I was checking out at Krogers today, and they had a BH&G Quilts & More mag at the register. I really didn't have time to flip through it, as the cashier was ringing me up before I noticed it. I bought it---$7.50 for a mag!!!!! I was really disappointed. Only 1 quilt in it that I would even consider making.

I subscribe to "Block" & love it--lots of great Jenny Doan patterns, and I also subscribe to McCall's Quick Quilts. I really like the mags with simpler quilts. I have a few copies of Fonds & Porter Love of Quilting, but the majority of the patterns in them are Intermediate or Advanced.

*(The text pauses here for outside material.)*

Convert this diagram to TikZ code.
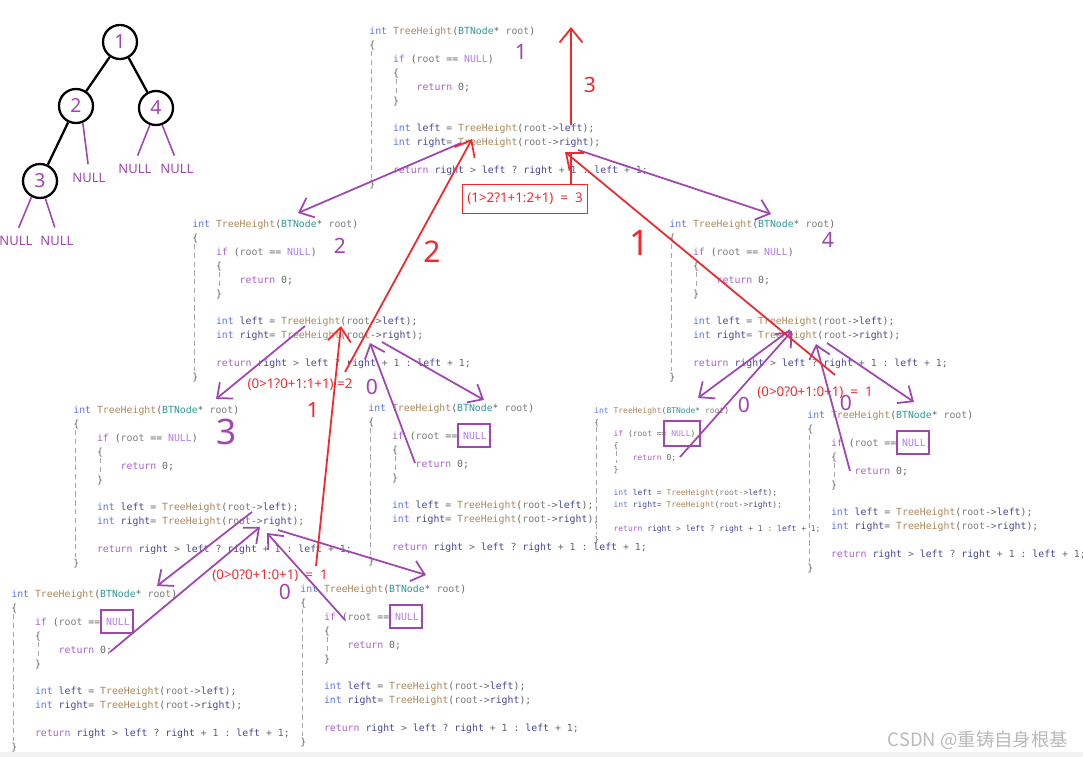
\documentclass[tikz,border=0pt]{standalone}
\usepackage{fontspec}
\setmonofont{DejaVu Sans Mono}
\newfontfamily\annfont{Noto Sans}
\newfontfamily\cjk{Noto Sans CJK SC}
\usepackage{xcolor}
\usetikzlibrary{arrows.meta,calc,positioning}

\definecolor{annpur}{RGB}{160,70,175}
\definecolor{annred}{RGB}{240,40,45}
\definecolor{kwcol}{RGB}{95,115,235}
\definecolor{fncol}{RGB}{170,135,90}
\definecolor{tycol}{RGB}{50,150,150}
\definecolor{rtcol}{RGB}{125,125,125}
\definecolor{ctlcol}{RGB}{170,95,200}
\definecolor{nullcol}{RGB}{175,125,230}
\definecolor{varcol}{RGB}{70,70,150}

% code colouring
\newcommand\cKw[1]{\textcolor{kwcol}{#1}}
\newcommand\cFn[1]{\textcolor{fncol}{#1}}
\newcommand\cTy[1]{\textcolor{tycol}{#1}}
\newcommand\cRt[1]{\textcolor{rtcol}{#1}}
\newcommand\cCtl[1]{\textcolor{ctlcol}{#1}}
\newcommand\cNull[1]{\textcolor{nullcol}{#1}}
\newcommand\cVar[1]{\textcolor{varcol}{#1}}
\newcommand\ind{\hspace*{2.408em}}
\newcommand\treecode{%
\cKw{int} \cFn{TreeHeight}(\cTy{BTNode}* \cRt{root})\\
\{\\
\ind\cCtl{if} (\cRt{root} == \cNull{NULL})\\
\ind\{\\
\ind\ind\cCtl{return} 0;\\
\ind\}\\
\mbox{}\\
\ind\cKw{int} \cVar{left} = \cFn{TreeHeight}(\cRt{root}->\cVar{left});\\
\ind\cKw{int} \cVar{right}= \cFn{TreeHeight}(\cRt{root}->\cVar{right});\\
\mbox{}\\
\ind\cCtl{return} \cVar{right} > \cVar{left} ? \cVar{right} + 1 : \cVar{left} + 1;\\
\}}

\begin{document}
\begin{tikzpicture}[
    x=0.02cm,y=-0.02cm,
    code/.style={anchor=north west,inner sep=0pt,align=left,text=black!60,
                 font=\ttfamily\fontsize{5.6}{7.9}\selectfont},
    codesmall/.style={code,font=\ttfamily\fontsize{4.55}{6.7}\selectfont},
    guide/.style={gray!70,densely dashed,line width=0.4pt},
    nullbox/.style={draw=annpur,line width=1pt},
    treenode/.style={circle,draw,line width=1.3pt,minimum size=0.68cm,inner sep=0pt,
                     text=annpur,font=\annfont\fontsize{11}{11}\selectfont},
    treeedge/.style={line width=1.3pt},
    nulltxt/.style={text=annpur,inner sep=1pt,font=\annfont\fontsize{7.4}{8}\selectfont},
    nullline/.style={annpur,line width=0.9pt,shorten >=4pt},
    callarr/.style={annpur,line width=1pt,-{Straight Barb[length=7pt,width=12pt]}},
    retarr/.style={annred,line width=1pt,-{Straight Barb[length=8pt,width=13pt]}},
    retline/.style={annred,line width=1pt},
    redtxt/.style={text=annred,inner sep=1pt,font=\annfont\fontsize{7.6}{8}\selectfont},
    redbox/.style={redtxt,draw=annred,line width=1pt,minimum width=2.5cm,minimum height=0.58cm},
    handS/.style={inner sep=0pt,font=\annfont\fontsize{12}{12}\selectfont},
    handM/.style={inner sep=0pt,font=\annfont\fontsize{17}{17}\selectfont},
    handL/.style={inner sep=0pt,font=\annfont\fontsize{20}{20}\selectfont}
]
\useasboundingbox (0,0) rectangle (1083,757);
\fill[gray!10] (0,752) rectangle (1083,757);

% the tree
\node[treenode] (n1) at (120,42) {1};
\node[treenode] (n2) at (76,106) {2};
\node[treenode] (n4) at (156,108) {4};
\node[treenode] (n3) at (40,181) {3};
\draw[treeedge] (n1) -- (n2);
\draw[treeedge] (n1) -- (n4);
\draw[treeedge] (n2) -- (n3);
\node[nulltxt] (null2r) at (89,178) {NULL};
\node[nulltxt] (null4l) at (135,169) {NULL};
\node[nulltxt] (null4r) at (177,169) {NULL};
\node[nulltxt] (null3l) at (16,241) {NULL};
\node[nulltxt] (null3r) at (57,241) {NULL};
\draw[nullline] (n2.292) -- (null2r.north);
\draw[nullline] (n4.250) -- (null4l.north);
\draw[nullline] (n4.290) -- (null4r.north);
\draw[nullline] (n3.242) -- (null3l.north);
\draw[nullline] (n3.287) -- (null3r.north);

% one code block per call
\node[code] (c1) at (369,27) {\treecode};
\node[code] (c2) at (192,220) {\treecode};
\node[code] (c4) at (669,220) {\treecode};
\node[code] (c3) at (73,406) {\treecode};
\node[code] (c2r) at (368,404) {\treecode};
\node[codesmall] (c4l) at (594,407) {\treecode};
\node[code] (c4r) at (807,411) {\treecode};
\node[code] (c3l) at (11,590) {\treecode};
\node[code] (c3r) at (300,585) {\treecode};

\foreach \c in {c1,c2,c4,c3,c2r,c4r,c3l,c3r} {
  \draw[guide] ($(\c.north west)+(2.5,24)$) -- ($(\c.north west)+(2.5,151)$);
  \draw[guide] ($(\c.north west)+(27,52)$) -- ($(\c.north west)+(27,68)$);
  }
\draw[guide] ($(c4l.north west)+(2,20)$) -- ($(c4l.north west)+(2,127)$);
\draw[guide] ($(c4l.north west)+(22,44)$) -- ($(c4l.north west)+(22,56)$);

% NULL reached
\foreach \c in {c2r,c4r,c3l,c3r}
  \draw[nullbox] ($(\c.north west)+(90,20)$) rectangle ($(\c.north west)+(122,43)$);
\draw[nullbox] ($(c4l.north west)+(70,14)$) rectangle ($(c4l.north west)+(106,39)$);

% calls
\coordinate (c1lsrc) at (461,143);  \coordinate (c2top) at (298,213);
\coordinate (c1rsrc) at (578,150);  \coordinate (c4top) at (771,214);
\coordinate (c2lsrc) at (305,326);  \coordinate (c3top) at (216,399);
\coordinate (c2rsrc) at (382,342);  \coordinate (c2rtop) at (484,400);
\coordinate (c2rret) at (415,463);  \coordinate (c2rcall) at (370,343);
\coordinate (c4lsrc) at (790,330);  \coordinate (c4ltop) at (698,398);
\coordinate (c4rsrc) at (827,343);  \coordinate (c4rtop) at (914,402);
\coordinate (c4lret) at (680,457);  \coordinate (c4lcall) at (792,331);
\coordinate (c4rret) at (850,471);  \coordinate (c4rcall) at (816,344);
\coordinate (c3lsrc) at (252,512);  \coordinate (c3ltop) at (157,586);
\coordinate (c3lret) at (110,652);  \coordinate (c3lcall) at (260,527);
\coordinate (c3rsrc) at (278,530);  \coordinate (c3rtop) at (426,575);
\coordinate (c3rret) at (345,620);  \coordinate (c3rcall) at (267,533);

\draw[callarr] (c1lsrc) -- (c2top);
\draw[callarr] (c1rsrc) -- (c4top);
\draw[callarr] (c2lsrc) -- (c3top);
\draw[callarr] (c2rsrc) -- (c2rtop);
\draw[callarr] (c2rret) -- (c2rcall);
\draw[callarr] (c4lsrc) -- (c4ltop);
\draw[callarr] (c4rsrc) -- (c4rtop);
\draw[callarr] (c4lret) -- (c4lcall);
\draw[callarr] (c4rret) -- (c4rcall);
\draw[callarr] (c3lsrc) -- (c3ltop);
\draw[callarr] (c3lret) -- (c3lcall);
\draw[callarr] (c3rsrc) -- (c3rtop);
\draw[callarr] (c3rret) -- (c3rcall);

% returned heights
\node[redbox] (calc1) at (525,199) {(1>2?1+1:2+1)~~=~~3};
\node[redtxt] (calc2) at (300,385) {(0>1?0+1:1+1) =2};
\node[redtxt] (calc3) at (270,576) {(0>0?0+1:0+1)~~=~~1};
\node[redtxt] (calc4) at (815,393) {(0>0?0+1:0+1)~~=~~1};

\coordinate (c1lcall) at (472,139);
\coordinate (c1rcall) at (565,152);
\coordinate (c1mid) at (571,125);
\coordinate (c1top) at (571,27);
\coordinate (c4ret) at (835,375);
\coordinate (c2ret) at (345,372);
\coordinate (c3ret) at (316,566);
\coordinate (c2lcall) at (341,326);

\draw[retarr] (c4ret) -- (c1rcall);
\draw[retline] (calc1.north -| c1top) -- (c1rcall -| c1top);
\draw[retarr] (c1mid) -- (c1top);
\draw[retarr] (c2ret) -- (c1lcall);
\draw[retarr] (c3ret) -- (c2lcall);

% hand written marks
\node[handS,text=annpur] (mk1) at (521,52) {1};
\node[handS,text=annpur] (mk2) at (340,246) {2};
\node[handS,text=annpur] (mk4) at (828,240) {4};
\node[handL,text=annpur] (mk3) at (227,432) {3};
\node[handS,text=annpur] (mk0a) at (372,387) {0};
\node[handS,text=annpur] (mk0b) at (744,405) {0};
\node[handS,text=annpur] (mk0c) at (846,403) {0};
\node[handS,text=annpur] (mk0d) at (285,592) {0};
\node[handS,text=annred] (rk3) at (590,85) {3};
\node[handM,text=annred] (rk2) at (432,252) {2};
\node[handL,text=annred] (rk1a) at (640,243) {1};
\node[handS,text=annred] (rk1b) at (313,410) {1};

\node[text=gray!55,font=\cjk\fontsize{10.5}{11}\selectfont] (wm) at (978,740) {CSDN @重铸自身根基};
\end{tikzpicture}
\end{document}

So, what mags do you all subscribe to, or just enjoy reading?


----------



## Belfrybat (Feb 21, 2003)

The same as you -- Block and McCalls Quick quilts. I feel they are the best bargains around.


----------



## Tinker (Apr 5, 2004)

I just can't get over the price they want from the stores!!! I think my last subscription was only $10 or $12, and they want $7.50 for a single issue?????? I usually flip through them 1st, before buying them, to see if it will be worth while. And luckily a few of the ladies in my quilt class get different mags, and we trade occasionally.


----------



## BigHenTinyBrain (Apr 4, 2013)

I subscribe to 2 magazines- I'm given a gift subscription to Quilter's Newsletter and I off-and-on subscribe to BH&G American Patchwork and Quilting. Every couple of years I take a break and let my subscription lapse. I will browse all of the other publications I can find, even going so far as to BUY one or two (OMG, the cost of those things!) and then do a single year's subscription to whatever magazine seemed to suit me best.
I like Newsletter, the patterns are generally out of my league and the focus is on art quilts sometimes, but it offers a lot of color and design inspiration for me. The BH&G magazines seem to carry a nice range of skill and style levels without overwhelming ads. A couple of friends get a folk art magazine that I borrow, too.

Our small quilt group trades magazines, so we can all get our pick of what we like without a huge cost.


----------



## DW (May 10, 2002)

When I go to the library, I always take a few minutes to look at their quilting magazines...too cheap to buy LOL.


----------